The execution plan shows that the limit operation is done based on the huge number of records which leads to a comparatively poor performance – 1.1 seconds.

In the case 2 where the distinct keyword is removed, due to the optimization of HANA execution engine, the limit operation is performed immediately during the time when the records are retrieved from database table, so only these 100 records are sent to subsequent process, which ends up with a comparatively good performance. This behavior is so called “limit push down”, which is not supported if distinct keyword is involved.

(3) Performance Gap between ST05 trace and the planViz opened in HANA Studio I have once observed a “strange” behavior: When I perform the query on my CDS view with two search parameters: product id and sold to party name, it will take on average 16~18 seconds to finish the query.

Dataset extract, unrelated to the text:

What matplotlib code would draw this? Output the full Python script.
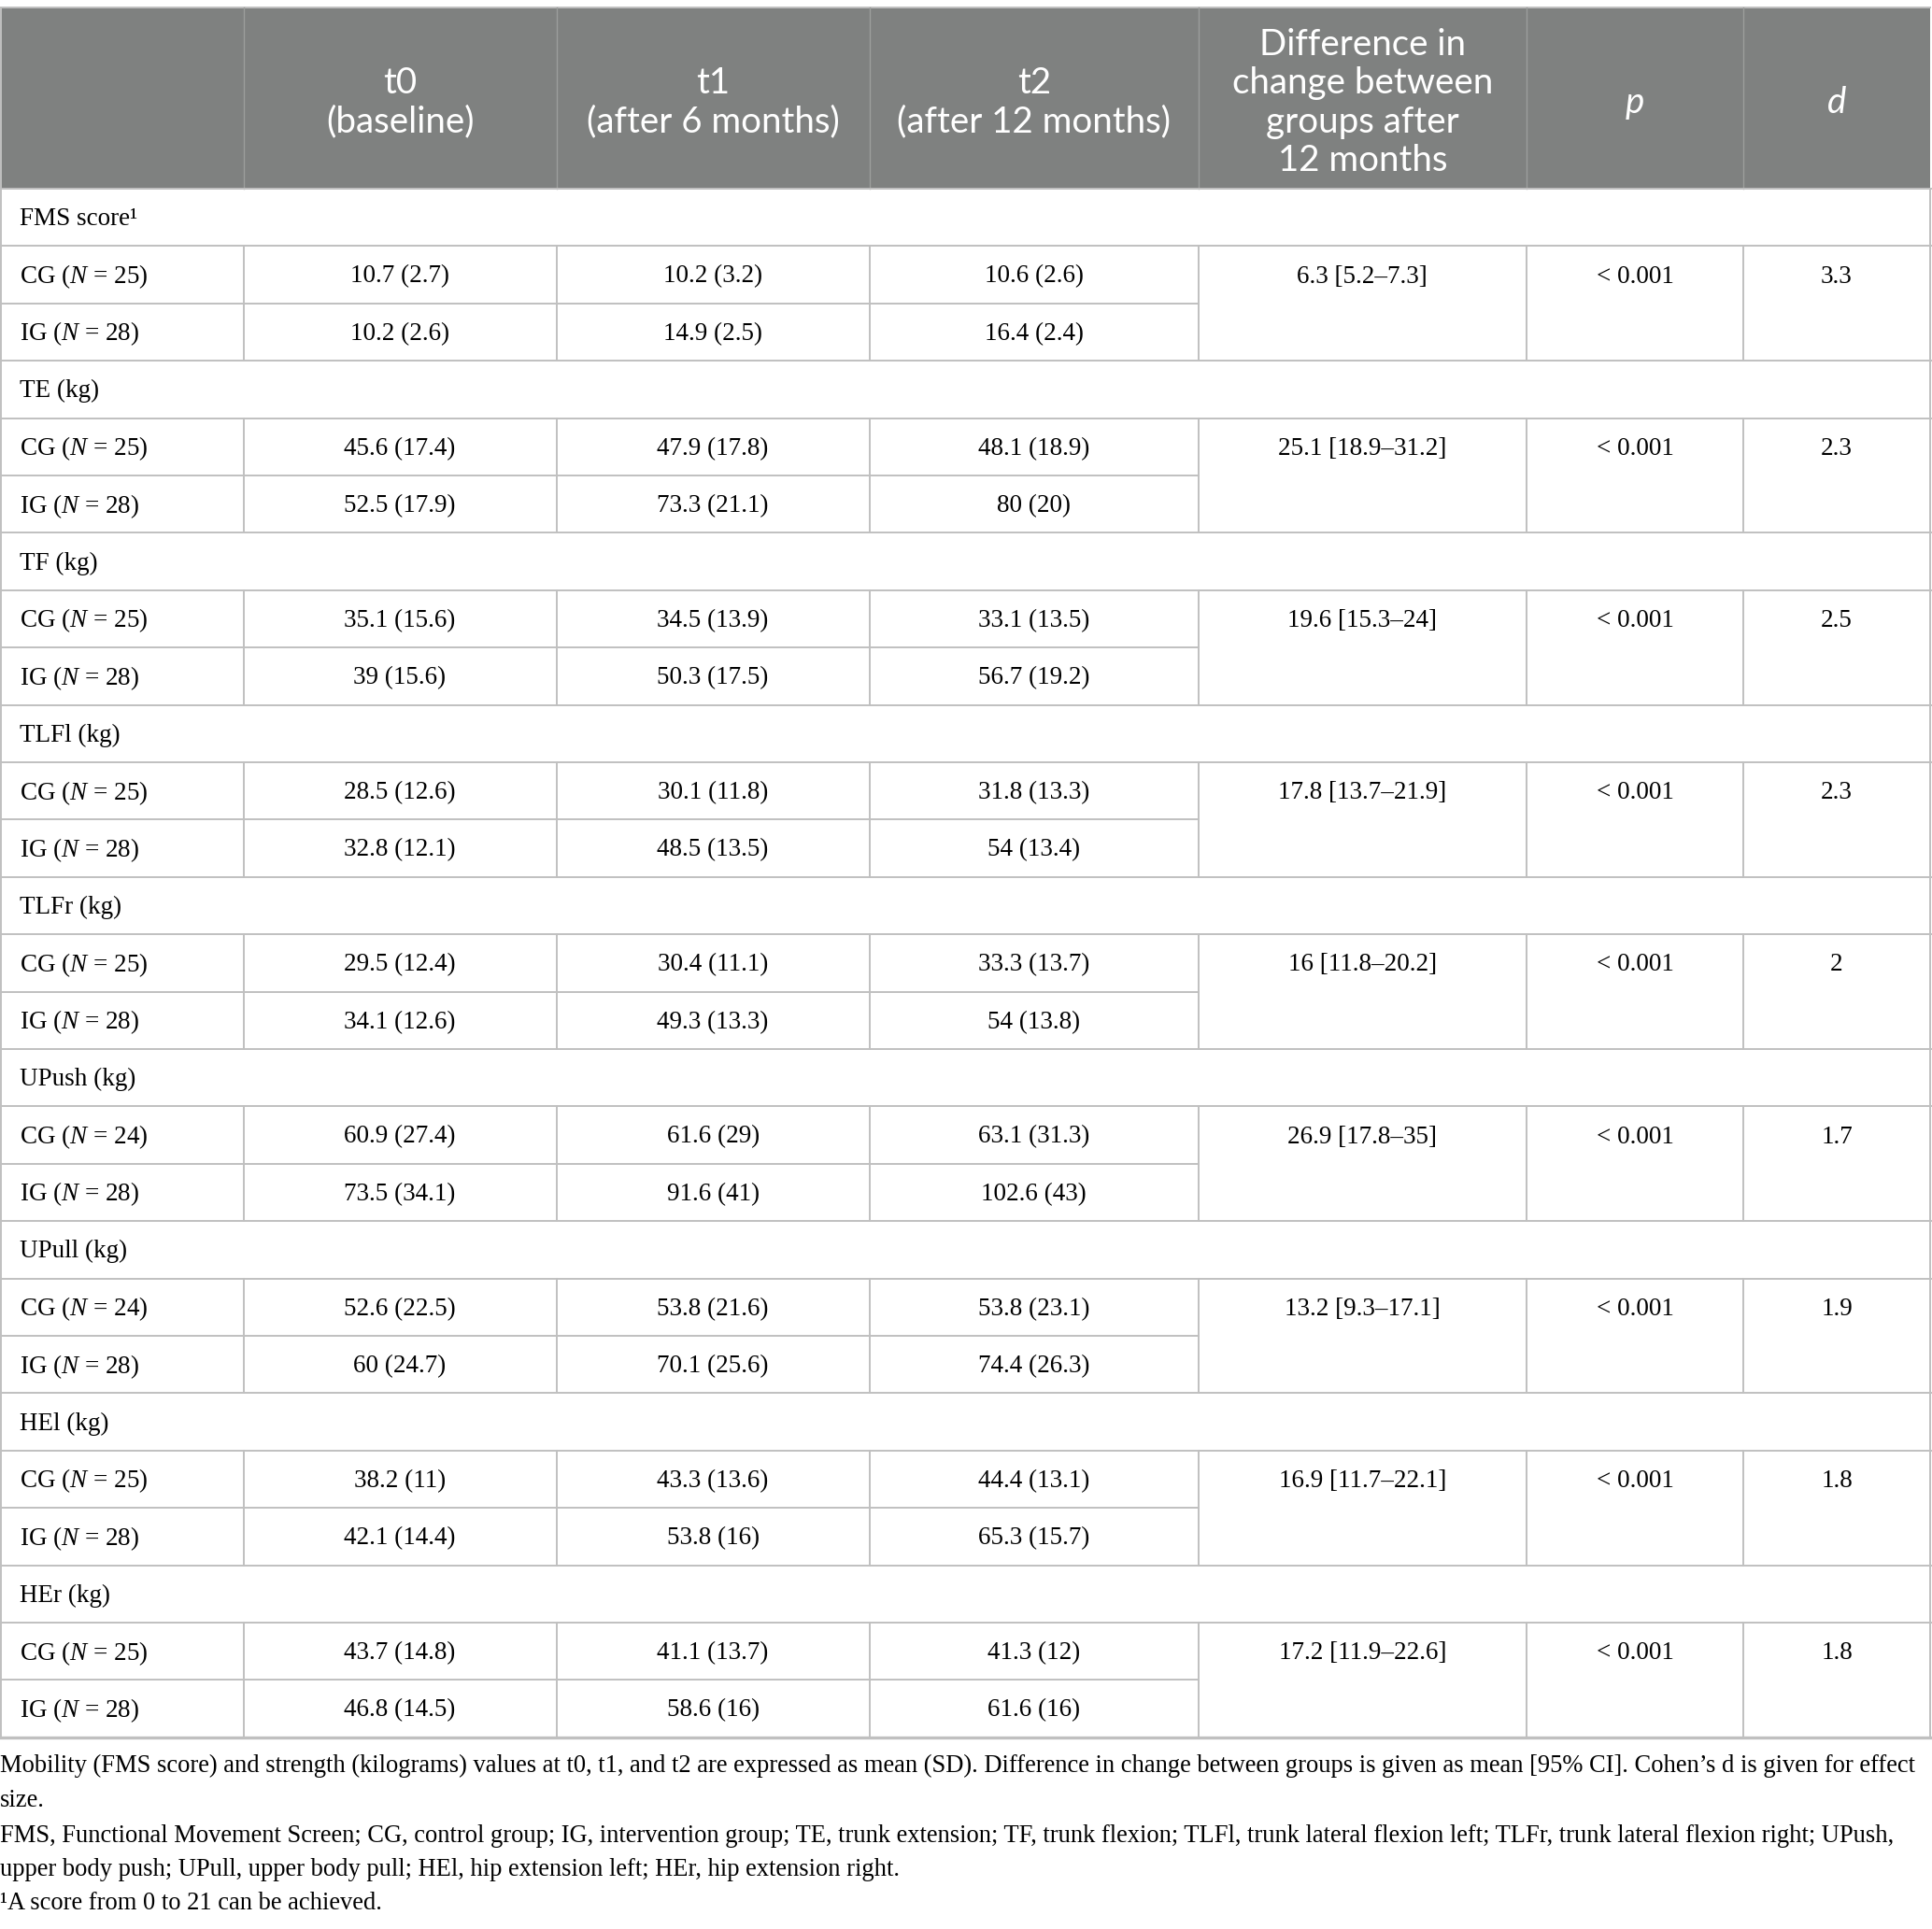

When I download the trace file, open and execute it in HANA studio,

Only around 2 second is consumed in HANA studio.

What makes this big difference when CDS view is consumed in ABAP and HANA layer with exactly the same SQL statement? In fact the statement is not exactly the same at all.

In ABAP layer, the limit is specified dynamically – not fixed in the design time.

However in HANA studio, the limit 100 is hard coded.

When I change the dynamically specified limit operation in ABAP with fixed limit, the performance in ABAP is now consistent with HANA studio:

The reason is, it is possible for HANA optimizer as a kind of cost-based optimizer to apply PRELIMIT_BEFORE_JOIN rule to constant LIMIT operator during execution plan generation for the non-prepared statement. However due to technical reasons, it is not possible for parameterized LIMIT operator, since it is impossible for HANA optimizer to estimate the cost of the statement containing parameterized LIMIT operator and decide the optimal plan based on the estimated cost – the optimization could not be applied unless we are well aware of how many records could be pruned with LIMIT operator.